* _What to work on_:
Extract the full listing verbatim and drop any pictures from your copy.
## BEGIN
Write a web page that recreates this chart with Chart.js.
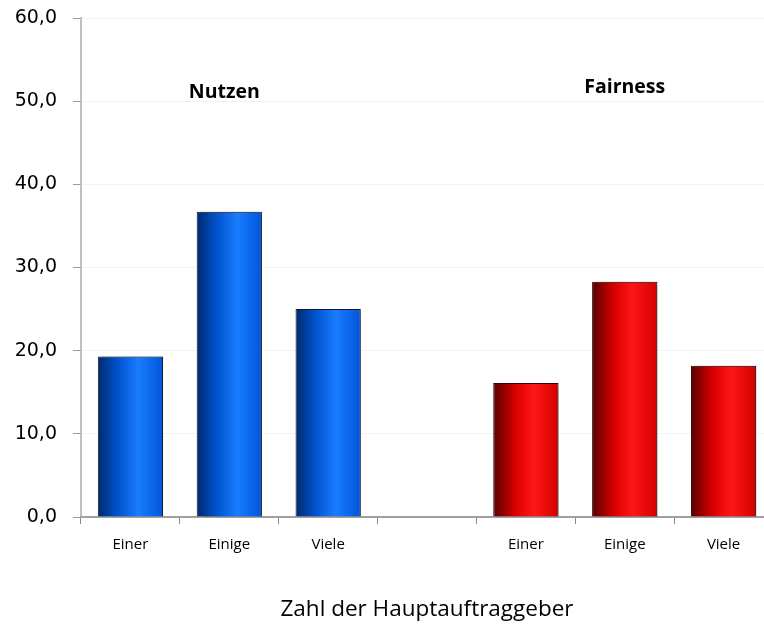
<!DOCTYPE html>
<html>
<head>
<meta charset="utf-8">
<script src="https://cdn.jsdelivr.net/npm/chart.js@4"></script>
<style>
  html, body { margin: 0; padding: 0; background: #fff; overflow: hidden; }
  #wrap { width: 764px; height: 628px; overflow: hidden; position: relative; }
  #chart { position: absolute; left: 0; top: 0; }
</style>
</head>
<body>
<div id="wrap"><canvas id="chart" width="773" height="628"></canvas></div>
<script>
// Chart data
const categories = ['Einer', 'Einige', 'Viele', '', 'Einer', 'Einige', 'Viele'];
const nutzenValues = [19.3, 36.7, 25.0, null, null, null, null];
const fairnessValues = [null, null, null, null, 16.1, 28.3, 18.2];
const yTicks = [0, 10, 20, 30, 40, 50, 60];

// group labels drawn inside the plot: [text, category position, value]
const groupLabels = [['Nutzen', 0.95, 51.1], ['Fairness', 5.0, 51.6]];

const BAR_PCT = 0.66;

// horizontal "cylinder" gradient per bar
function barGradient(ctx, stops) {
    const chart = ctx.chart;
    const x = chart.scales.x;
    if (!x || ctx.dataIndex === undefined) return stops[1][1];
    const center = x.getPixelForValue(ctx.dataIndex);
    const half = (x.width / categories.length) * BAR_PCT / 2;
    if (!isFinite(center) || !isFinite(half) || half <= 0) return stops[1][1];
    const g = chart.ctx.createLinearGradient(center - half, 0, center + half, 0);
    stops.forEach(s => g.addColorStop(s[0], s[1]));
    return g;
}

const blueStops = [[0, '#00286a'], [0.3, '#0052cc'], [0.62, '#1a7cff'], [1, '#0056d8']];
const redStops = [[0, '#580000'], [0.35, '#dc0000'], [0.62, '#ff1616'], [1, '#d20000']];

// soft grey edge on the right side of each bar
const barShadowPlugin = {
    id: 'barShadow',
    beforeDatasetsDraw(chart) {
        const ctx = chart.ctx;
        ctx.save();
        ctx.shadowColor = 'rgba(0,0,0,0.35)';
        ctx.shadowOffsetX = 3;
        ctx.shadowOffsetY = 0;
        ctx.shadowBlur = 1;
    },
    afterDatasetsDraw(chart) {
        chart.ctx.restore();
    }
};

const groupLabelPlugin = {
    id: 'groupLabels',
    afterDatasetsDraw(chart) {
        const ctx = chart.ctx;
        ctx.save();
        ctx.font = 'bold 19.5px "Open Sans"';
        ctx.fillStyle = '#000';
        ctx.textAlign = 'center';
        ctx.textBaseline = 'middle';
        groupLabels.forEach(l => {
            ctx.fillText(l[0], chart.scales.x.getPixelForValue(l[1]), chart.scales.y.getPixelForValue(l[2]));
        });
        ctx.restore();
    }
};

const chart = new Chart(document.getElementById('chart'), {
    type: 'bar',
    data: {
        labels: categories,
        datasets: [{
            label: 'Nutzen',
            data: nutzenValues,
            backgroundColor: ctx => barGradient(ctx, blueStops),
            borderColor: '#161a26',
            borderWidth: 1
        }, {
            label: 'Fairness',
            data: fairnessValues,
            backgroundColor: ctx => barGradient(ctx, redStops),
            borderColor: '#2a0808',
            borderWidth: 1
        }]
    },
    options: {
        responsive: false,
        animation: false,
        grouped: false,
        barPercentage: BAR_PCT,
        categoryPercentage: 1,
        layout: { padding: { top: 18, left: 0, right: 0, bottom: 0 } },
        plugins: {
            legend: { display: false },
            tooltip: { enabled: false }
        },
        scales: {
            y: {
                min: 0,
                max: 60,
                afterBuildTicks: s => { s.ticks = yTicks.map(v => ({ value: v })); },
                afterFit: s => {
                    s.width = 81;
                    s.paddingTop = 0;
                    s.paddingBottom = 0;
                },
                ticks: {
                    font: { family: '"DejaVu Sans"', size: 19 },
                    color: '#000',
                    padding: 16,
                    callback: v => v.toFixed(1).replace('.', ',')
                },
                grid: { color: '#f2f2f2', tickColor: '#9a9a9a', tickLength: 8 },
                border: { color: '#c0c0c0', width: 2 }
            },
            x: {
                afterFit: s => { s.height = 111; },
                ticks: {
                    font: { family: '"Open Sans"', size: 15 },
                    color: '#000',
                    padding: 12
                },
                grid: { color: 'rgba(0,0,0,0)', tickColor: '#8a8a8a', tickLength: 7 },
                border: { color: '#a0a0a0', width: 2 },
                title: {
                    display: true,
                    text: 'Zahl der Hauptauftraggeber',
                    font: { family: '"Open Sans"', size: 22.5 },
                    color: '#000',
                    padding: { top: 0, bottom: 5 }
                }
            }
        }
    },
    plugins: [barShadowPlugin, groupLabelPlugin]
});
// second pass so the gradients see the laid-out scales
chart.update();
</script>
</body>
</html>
## END
* _Worked solution_:
Write a web page that recreates this chart with Chart.js.
<!DOCTYPE html>
<html>
<head>
<meta charset="utf-8">
<script src="https://cdn.jsdelivr.net/npm/chart.js@4"></script>
<style>
  html, body { margin: 0; padding: 0; background: #fff; overflow: hidden; }
  #wrap { width: 764px; height: 628px; overflow: hidden; position: relative; }
  #chart { position: absolute; left: 0; top: 0; }
</style>
</head>
<body>
<div id="wrap"><canvas id="chart" width="773" height="628"></canvas></div>
<script>
// Chart data
const categories = ['Einer', 'Einige', 'Viele', '', 'Einer', 'Einige', 'Viele'];
const nutzenValues = [19.3, 36.7, 25.0, null, null, null, null];
const fairnessValues = [null, null, null, null, 16.1, 28.3, 18.2];
const yTicks = [0, 10, 20, 30, 40, 50, 60];

// group labels drawn inside the plot: [text, category position, value]
const groupLabels = [['Nutzen', 0.95, 51.1], ['Fairness', 5.0, 51.6]];

const BAR_PCT = 0.66;

// horizontal "cylinder" gradient per bar
function barGradient(ctx, stops) {
    const chart = ctx.chart;
    const x = chart.scales.x;
    if (!x || ctx.dataIndex === undefined) return stops[1][1];
    const center = x.getPixelForValue(ctx.dataIndex);
    const half = (x.width / categories.length) * BAR_PCT / 2;
    if (!isFinite(center) || !isFinite(half) || half <= 0) return stops[1][1];
    const g = chart.ctx.createLinearGradient(center - half, 0, center + half, 0);
    stops.forEach(s => g.addColorStop(s[0], s[1]));
    return g;
}

const blueStops = [[0, '#00286a'], [0.3, '#0052cc'], [0.62, '#1a7cff'], [1, '#0056d8']];
const redStops = [[0, '#580000'], [0.35, '#dc0000'], [0.62, '#ff1616'], [1, '#d20000']];

// soft grey edge on the right side of each bar
const barShadowPlugin = {
    id: 'barShadow',
    beforeDatasetsDraw(chart) {
        const ctx = chart.ctx;
        ctx.save();
        ctx.shadowColor = 'rgba(0,0,0,0.35)';
        ctx.shadowOffsetX = 3;
        ctx.shadowOffsetY = 0;
        ctx.shadowBlur = 1;
    },
    afterDatasetsDraw(chart) {
        chart.ctx.restore();
    }
};

const groupLabelPlugin = {
    id: 'groupLabels',
    afterDatasetsDraw(chart) {
        const ctx = chart.ctx;
        ctx.save();
        ctx.font = 'bold 19.5px "Open Sans"';
        ctx.fillStyle = '#000';
        ctx.textAlign = 'center';
        ctx.textBaseline = 'middle';
        groupLabels.forEach(l => {
            ctx.fillText(l[0], chart.scales.x.getPixelForValue(l[1]), chart.scales.y.getPixelForValue(l[2]));
        });
        ctx.restore();
    }
};

const chart = new Chart(document.getElementById('chart'), {
    type: 'bar',
    data: {
        labels: categories,
        datasets: [{
            label: 'Nutzen',
            data: nutzenValues,
            backgroundColor: ctx => barGradient(ctx, blueStops),
            borderColor: '#161a26',
            borderWidth: 1
        }, {
            label: 'Fairness',
            data: fairnessValues,
            backgroundColor: ctx => barGradient(ctx, redStops),
            borderColor: '#2a0808',
            borderWidth: 1
        }]
    },
    options: {
        responsive: false,
        animation: false,
        grouped: false,
        barPercentage: BAR_PCT,
        categoryPercentage: 1,
        layout: { padding: { top: 18, left: 0, right: 0, bottom: 0 } },
        plugins: {
            legend: { display: false },
            tooltip: { enabled: false }
        },
        scales: {
            y: {
                min: 0,
                max: 60,
                afterBuildTicks: s => { s.ticks = yTicks.map(v => ({ value: v })); },
                afterFit: s => {
                    s.width = 81;
                    s.paddingTop = 0;
                    s.paddingBottom = 0;
                },
                ticks: {
                    font: { family: '"DejaVu Sans"', size: 19 },
                    color: '#000',
                    padding: 16,
                    callback: v => v.toFixed(1).replace('.', ',')
                },
                grid: { color: '#f2f2f2', tickColor: '#9a9a9a', tickLength: 8 },
                border: { color: '#c0c0c0', width: 2 }
            },
            x: {
                afterFit: s => { s.height = 111; },
                ticks: {
                    font: { family: '"Open Sans"', size: 15 },
                    color: '#000',
                    padding: 12
                },
                grid: { color: 'rgba(0,0,0,0)', tickColor: '#8a8a8a', tickLength: 7 },
                border: { color: '#a0a0a0', width: 2 },
                title: {
                    display: true,
                    text: 'Zahl der Hauptauftraggeber',
                    font: { family: '"Open Sans"', size: 22.5 },
                    color: '#000',
                    padding: { top: 0, bottom: 5 }
                }
            }
        }
    },
    plugins: [barShadowPlugin, groupLabelPlugin]
});
// second pass so the gradients see the laid-out scales
chart.update();
</script>
</body>
</html>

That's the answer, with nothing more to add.